MOSCOW (Reuters) - The head of one of Russia’s richest real estate empires, AFI Development (AFIDLq.L), can’t wait for the autumn: Then, he says, the global credit crisis will fell his competitors and he will snap them up.
Chief Executive Alexander Khaldei said a number of Russian development companies have just a few more months before they find themselves completely unable to refinance or pay off debt.
Khaldei’s company, on the other hand, has relatively little debt, is wielding a $1 billion war chest left over from its public offering, and will use it to buy up fallen rivals.
“Companies took on a lot of debt, thinking it would be infinite. And now they have to pay it off. Banks have raised rates or have called in loans. Some big companies are having problems,” Khaldei said.
Khaldei is not the only cash-rich domestic investor circling over a weakened industry. Metals tycoon Mikhail Prokhorov, flush with the proceeds from selling his stake in Norilsk Nickel (GMKN.MM) said last week he saw takeover opportunities in the crisis.

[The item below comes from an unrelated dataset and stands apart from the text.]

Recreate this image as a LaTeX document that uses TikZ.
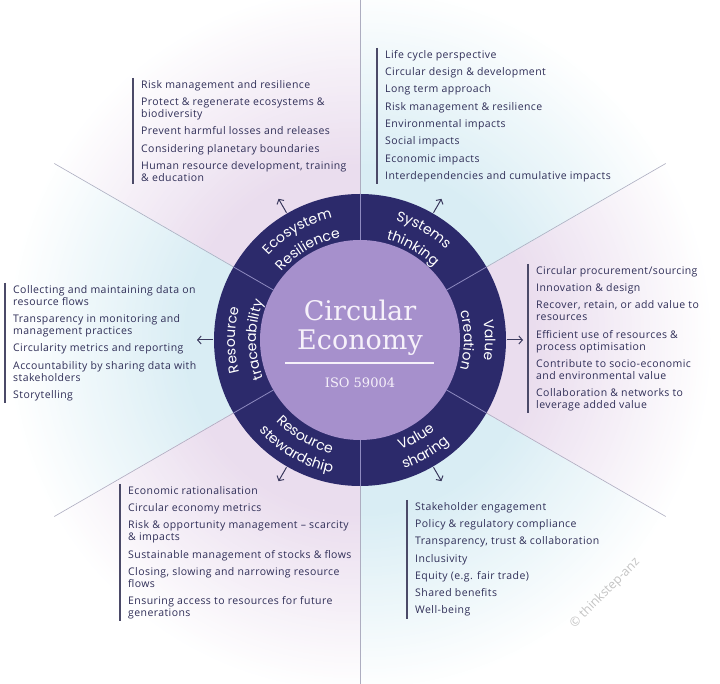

A flood of revenue from oil and raw materials exports and a relatively underdeveloped commercial lending industry have helped insulate Russia from the global credit crisis. Construction and development are among the few exposed sectors.
“I think it will be possible to make these purchases from autumn onward,” Khaldei said. “We are in talks with these companies. It won’t matter whether they have hit bottom or not.”
In addition to its only liability, a $280 million credit line from Sberbank (SBER.MM), AFI is obtaining a loan to build in Moscow City, a vertiginous array of steel and dazzling blue glass rising from a former industrial site between the Moscow river and a railway line.
The development is seen as a bulwark for the Kremlin’s plan to turn Moscow into a major European financial centre. AFI expects the project to return $150-$180 million per year.
Moscow has become the world’s second most expensive city after London based on the price of a square meter, and many analysts say the rise could continue, since turnover depends little on mortgages, the Achilles heel of the world market.
Unlike Prokhorov, who said he was eyeing an Asian resort, Khaldei said AFI would stick to Moscow and concentrate on high-end commercial property, betting prices would continue to rise on a persistent deficit despite booming construction.
“The development business is high-return, and everyone is going into it now, including hairdressers and photographers,” he said. “Now we are going to see natural selection. The little ones will go off somewhere and die.”
“You can’t say there is no crisis. But the crisis is global, not in Russia. Here it is based on rising rates and a certain decline in sales of sites which have been built less professionally.”
Demand for high-quality office space is so high, he said, his own company is renting an office in the centre of Moscow because it sells its sites as fast as it can build them.
“We’re like the barefoot cobbler. We build buildings thinking we’ll occupy them ourselves, but then we get offers and we sell them at a high price before we can even complete them.”
Khaldei said the Moscow market would cool a bit, but remain highly profitable.
“Until now we’ve had superprofits, not just profits — 100 percent, 200 percent, 300 percent,” said Khaldei, who sold a Moscow office complex in May at six times cost. “Everything will stabilize. We’ll just have good profits”.
“Prices will still rise,” he added. “We haven’t caught up with London, or with New York, or with Tokyo. We have all that ahead.”